··· DATA RECORDS
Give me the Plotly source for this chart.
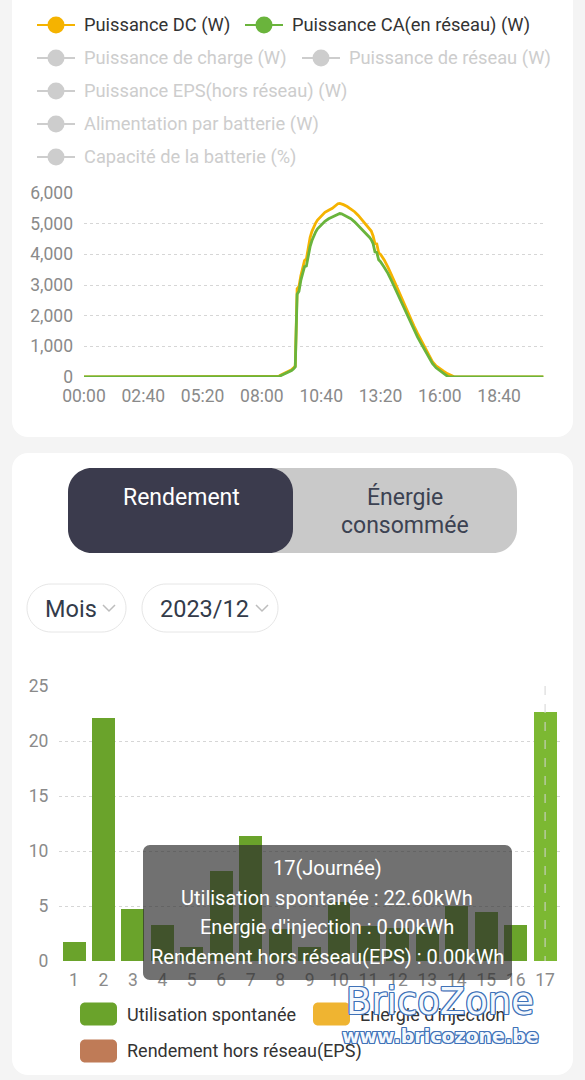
import plotly.graph_objects as go

# ---------------- data ----------------
times = ["00:00", "08:40", "08:45", "08:50", "08:55", "09:00", "09:05", "09:10", "09:15", "09:20",
         "09:25", "09:30", "09:35", "09:40", "09:45", "09:50", "09:55", "10:00", "10:05", "10:10",
         "10:15", "10:20", "10:25", "10:30", "10:40", "10:50", "11:00", "11:10", "11:20", "11:25",
         "11:30", "11:35", "11:40", "11:50", "12:00", "12:10", "12:20", "12:30", "12:40", "12:50",
         "12:55", "13:00", "13:05", "13:10", "13:15", "13:20", "13:30", "13:40", "13:50", "14:00",
         "14:10", "14:20", "14:30", "14:40", "14:50", "15:00", "15:10", "15:20", "15:30", "15:40",
         "15:50", "16:00", "16:10", "16:20", "16:25", "16:30", "16:35", "16:40", "20:40"]
dc_power = [0, 0, 20, 60, 90, 110, 140, 170, 200, 240,
            290, 360, 2880, 2950, 3300, 3600, 3800, 3850, 4250, 4550,
            4750, 4900, 5020, 5120, 5250, 5370, 5440, 5500, 5600, 5650,
            5660, 5650, 5620, 5560, 5480, 5390, 5270, 5130, 4990, 4830,
            4760, 4600, 4350, 4340, 4050, 4000, 3820, 3580, 3340, 3050,
            2770, 2480, 2210, 1930, 1670, 1420, 1180, 950, 700, 500,
            360, 260, 190, 110, 80, 40, 20, 0, 0]
ac_power = [0, 0, 10, 40, 70, 90, 110, 140, 170, 210,
            260, 330, 2700, 2800, 3150, 3400, 3600, 3620, 4000, 4250,
            4450, 4620, 4730, 4830, 4960, 5080, 5160, 5220, 5290, 5320,
            5330, 5320, 5290, 5230, 5160, 5060, 4940, 4830, 4710, 4560,
            4480, 4350, 4080, 4060, 3820, 3760, 3580, 3380, 3130, 2870,
            2600, 2320, 2060, 1800, 1560, 1300, 1080, 860, 640, 440,
            300, 200, 120, 30, 0, 0, 0, 0, 0]
time_ticks = ["00:00", "02:40", "05:20", "08:00", "10:40", "13:20", "16:00", "18:40"]
line_y_ticks = [0, 1000, 2000, 3000, 4000, 5000, 6000]

days = ["1", "2", "3", "4", "5", "6", "7", "8", "9", "10", "11", "12", "13", "14", "15", "16", "17"]
self_use = [1.7, 22.1, 4.7, 3.3, 1.3, 8.2, 11.4, 2.9, 1.3, 5.4, 3.2, 3.0, 3.1, 5.0, 4.5, 3.3, 22.6]
injection = [0] * 17
eps_yield = [0] * 17
bar_y_ticks = [0, 5, 10, 15, 20, 25]

legend_top = ["Puissance DC (W)", "Puissance CA(en réseau) (W)", "Puissance de charge (W)",
              "Puissance de réseau (W)", "Puissance EPS(hors réseau) (W)",
              "Alimentation par batterie (W)", "Capacité de la batterie (%)"]
legend_bottom = ["Utilisation spontanée", "Energie d'injection", "Rendement hors réseau(EPS)"]
tooltip_lines = ["17(Journée)", "Utilisation spontanée : 22.60kWh",
                 "Energie d'injection : 0.00kWh", "Rendement hors réseau(EPS) : 0.00kWh"]

# ---------------- helpers ----------------
W, H = 585, 1080
def X(x): return x / W
def Y(y): return 1 - y / H

def rrect(x0, y0, x1, y1, r):
    k = 0.4477 * r
    p = [f"M {X(x0 + r)},{Y(y0)}", f"L {X(x1 - r)},{Y(y0)}",
         f"C {X(x1 - k)},{Y(y0)} {X(x1)},{Y(y0 + k)} {X(x1)},{Y(y0 + r)}",
         f"L {X(x1)},{Y(y1 - r)}",
         f"C {X(x1)},{Y(y1 - k)} {X(x1 - k)},{Y(y1)} {X(x1 - r)},{Y(y1)}",
         f"L {X(x0 + r)},{Y(y1)}",
         f"C {X(x0 + k)},{Y(y1)} {X(x0)},{Y(y1 - k)} {X(x0)},{Y(y1 - r)}",
         f"L {X(x0)},{Y(y0 + r)}",
         f"C {X(x0)},{Y(y0 + k)} {X(x0 + k)},{Y(y0)} {X(x0 + r)},{Y(y0)}", "Z"]
    return " ".join(p)

def tmin(t):
    h, m = t.split(":")
    return int(h) * 60 + int(m)

FONT = "Roboto"
ORANGE = "#f5b300"
GREEN = "#6ab43c"
DIS = "#cdcdcd"
BAR_GREEN = "#6aa32b"
BAR_HI = "#7cb832"

shapes, annos = [], []

# cards
shapes.append(dict(type="path", xref="paper", yref="paper", layer="below",
                   path=rrect(12, -30, 573, 437, 16), fillcolor="white", line=dict(width=0)))
shapes.append(dict(type="path", xref="paper", yref="paper", layer="below",
                   path=rrect(12, 453, 573, 1075, 16), fillcolor="white", line=dict(width=0)))

# top legend
items = [(37, 25, ORANGE, "#333333", legend_top[0]), (245, 25, GREEN, "#333333", legend_top[1]),
         (37, 58, DIS, DIS, legend_top[2]), (302, 58, DIS, DIS, legend_top[3]),
         (37, 91, DIS, DIS, legend_top[4]), (37, 124, DIS, DIS, legend_top[5]),
         (37, 157, DIS, DIS, legend_top[6])]
for x0, yc, col, tcol, txt in items:
    shapes.append(dict(type="line", xref="paper", yref="paper", x0=X(x0), x1=X(x0 + 38),
                       y0=Y(yc), y1=Y(yc), line=dict(color=col, width=2)))
    cx = x0 + 19
    shapes.append(dict(type="circle", xref="paper", yref="paper", x0=X(cx - 8.5), x1=X(cx + 8.5),
                       y0=Y(yc + 8.5), y1=Y(yc - 8.5), fillcolor=col, line=dict(width=0)))
    annos.append(dict(xref="paper", yref="paper", x=X(x0 + 45), y=Y(yc), text=txt, showarrow=False,
                      xanchor="left", yanchor="middle", font=dict(family=FONT, size=18.3, color=tcol)))

# toggle
shapes.append(dict(type="path", xref="paper", yref="paper", layer="below",
                   path=rrect(68, 468, 517, 553, 24), fillcolor="#c9c9c9", line=dict(width=0)))
shapes.append(dict(type="path", xref="paper", yref="paper", layer="below",
                   path=rrect(68, 468, 293, 553, 24), fillcolor="#3b3b4d", line=dict(width=0)))
annos.append(dict(xref="paper", yref="paper", x=X(181), y=Y(497), text="Rendement", showarrow=False,
                  xanchor="center", yanchor="middle", font=dict(family=FONT, size=23, color="white")))
annos.append(dict(xref="paper", yref="paper", x=X(405), y=Y(497), text="Énergie", showarrow=False,
                  xanchor="center", yanchor="middle", font=dict(family=FONT, size=23, color="#3c4252")))
annos.append(dict(xref="paper", yref="paper", x=X(405), y=Y(525), text="consommée", showarrow=False,
                  xanchor="center", yanchor="middle", font=dict(family=FONT, size=23, color="#3c4252")))

# dropdowns
for x0, x1, txt, tx, chx in [(27, 126, "Mois", 43, 103), (142, 278, "2023/12", 158, 256)]:
    shapes.append(dict(type="path", xref="paper", yref="paper", layer="below",
                       path=rrect(x0, 584, x1, 632, 24), fillcolor="white",
                       line=dict(color="#e6e6e6", width=1)))
    annos.append(dict(xref="paper", yref="paper", x=X(tx), y=Y(609), text=txt, showarrow=False,
                      xanchor="left", yanchor="middle", font=dict(family=FONT, size=23.5, color="#333b4a")))
    shapes.append(dict(type="path", xref="paper", yref="paper",
                       path=f"M {X(chx)},{Y(605)} L {X(chx + 6)},{Y(611)} L {X(chx + 12)},{Y(605)}",
                       line=dict(color="#bdbdbd", width=1.5)))

# axis pointer line on bar 17
shapes.append(dict(type="line", xref="x2", yref="paper", x0=16, x1=16, y0=Y(686), y1=Y(961),
                   line=dict(color="#d5d5d5", width=1, dash="dash"), layer="above"))

# tooltip
shapes.append(dict(type="path", xref="paper", yref="paper", layer="above",
                   path=rrect(143, 845, 512, 980, 7), fillcolor="rgba(45,45,45,0.68)",
                   line=dict(width=0)))
for i, t in enumerate(tooltip_lines):
    annos.append(dict(xref="paper", yref="paper", x=X(327), y=Y(868 + 29.5 * i), text=t, showarrow=False,
                      xanchor="center", yanchor="middle", font=dict(family=FONT, size=20, color="white")))

# bottom legend
for x0, yc, col, txt in [(80, 1014, "#6aa32b", legend_bottom[0]), (313, 1014, "#efb431", legend_bottom[1]),
                         (80, 1051, "#bf7b57", legend_bottom[2])]:
    shapes.append(dict(type="path", xref="paper", yref="paper",
                       path=rrect(x0, yc - 11.5, x0 + 37, yc + 11.5, 5), fillcolor=col, line=dict(width=0)))
    annos.append(dict(xref="paper", yref="paper", x=X(x0 + 45), y=Y(yc), text=txt, showarrow=False,
                      xanchor="left", yanchor="middle", font=dict(family=FONT, size=18, color="#333333")))

# watermark
wm_shadow = ("1px 0 0 #3f72b8, -1px 0 0 #3f72b8, 0 1px 0 #3f72b8, 0 -1px 0 #3f72b8, "
             "1px 1px 0 #3f72b8, -1px -1px 0 #3f72b8, 1px -1px 0 #3f72b8, -1px 1px 0 #3f72b8")
annos.append(dict(xref="paper", yref="paper", x=X(440), y=Y(1001), text="BricoZone", showarrow=False,
                  xanchor="center", yanchor="middle",
                  font=dict(family="DejaVu Sans", size=37, color="#f4f8fd", shadow=wm_shadow)))
annos.append(dict(xref="paper", yref="paper", x=X(440), y=Y(1036), text="www.bricozone.be", showarrow=False,
                  xanchor="center", yanchor="middle",
                  font=dict(family="DejaVu Sans", size=19, color="#f4f8fd", weight="bold", shadow=wm_shadow)))

# ---------------- figure ----------------
fig = go.Figure()
tm = [tmin(t) for t in times]
fig.add_trace(go.Scatter(x=tm, y=dc_power, mode="lines", line=dict(color=ORANGE, width=2.8),
                         name=legend_top[0], xaxis="x", yaxis="y"))
fig.add_trace(go.Scatter(x=tm, y=ac_power, mode="lines", line=dict(color=GREEN, width=2.8),
                         name=legend_top[1], xaxis="x", yaxis="y"))

bar_colors = [BAR_GREEN] * (len(days) - 1) + [BAR_HI]
fig.add_trace(go.Bar(x=days, y=self_use, marker=dict(color=bar_colors, line=dict(width=0)),
                     name=legend_bottom[0], xaxis="x2", yaxis="y2"))
fig.add_trace(go.Bar(x=days, y=injection, marker=dict(color="#efb431", line=dict(width=0)),
                     name=legend_bottom[1], xaxis="x2", yaxis="y2"))
fig.add_trace(go.Bar(x=days, y=eps_yield, marker=dict(color="#bf7b57", line=dict(width=0)),
                     name=legend_bottom[2], xaxis="x2", yaxis="y2"))

tickfont = dict(family=FONT, size=17.5, color="#8a8a8a")
fig.update_layout(
    width=W, height=H, margin=dict(l=0, r=0, t=0, b=0, pad=0, autoexpand=False),
    paper_bgcolor="#f4f4f4", plot_bgcolor="rgba(0,0,0,0)",
    showlegend=False, barmode="stack", bargap=0.22,
    shapes=shapes, annotations=annos,
    xaxis=dict(domain=[X(84), X(543.6)], range=[0, 1240], tickvals=[tmin(t) for t in time_ticks],
               ticktext=time_ticks, showgrid=False, zeroline=False, showline=False, ticks="",
               tickfont=tickfont, ticklabelstandoff=6, fixedrange=True, anchor="y", automargin=False),
    yaxis=dict(domain=[Y(377), Y(193)], range=[0, 6000], tickvals=line_y_ticks, tickformat=",",
               showgrid=True, gridcolor="#d6d6d6", griddash="dot", gridwidth=1, zeroline=False,
               showline=False, ticks="", tickfont=tickfont, ticklabelstandoff=10, fixedrange=True,
               anchor="x", automargin=False),
    xaxis2=dict(domain=[X(59.3), X(559.8)], type="category", showgrid=False, zeroline=False,
                showline=False, ticks="", tickfont=tickfont, ticklabelstandoff=6, fixedrange=True,
                anchor="y2", automargin=False),
    yaxis2=dict(domain=[Y(961), Y(686)], range=[0, 25], tickvals=bar_y_ticks, showgrid=True,
                gridcolor="#d6d6d6", griddash="dot", gridwidth=1, zeroline=False, showline=False,
                ticks="", tickfont=tickfont, ticklabelstandoff=10, fixedrange=True,
                anchor="x2", automargin=False),
)

fig.write_html("out.html")
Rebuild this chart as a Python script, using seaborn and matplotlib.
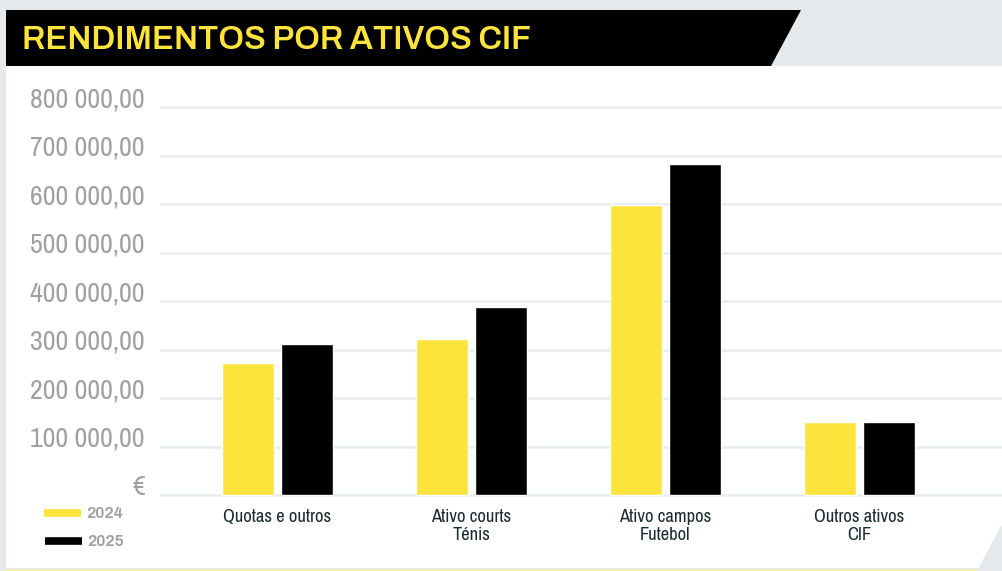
······
WRITTEN PROBLEM
Copy all lines from the material that hold "chart".

WRITTEN RESPONSE
Give me the Plotly source for this chart.
Rebuild this chart as a Python script, using seaborn and matplotlib.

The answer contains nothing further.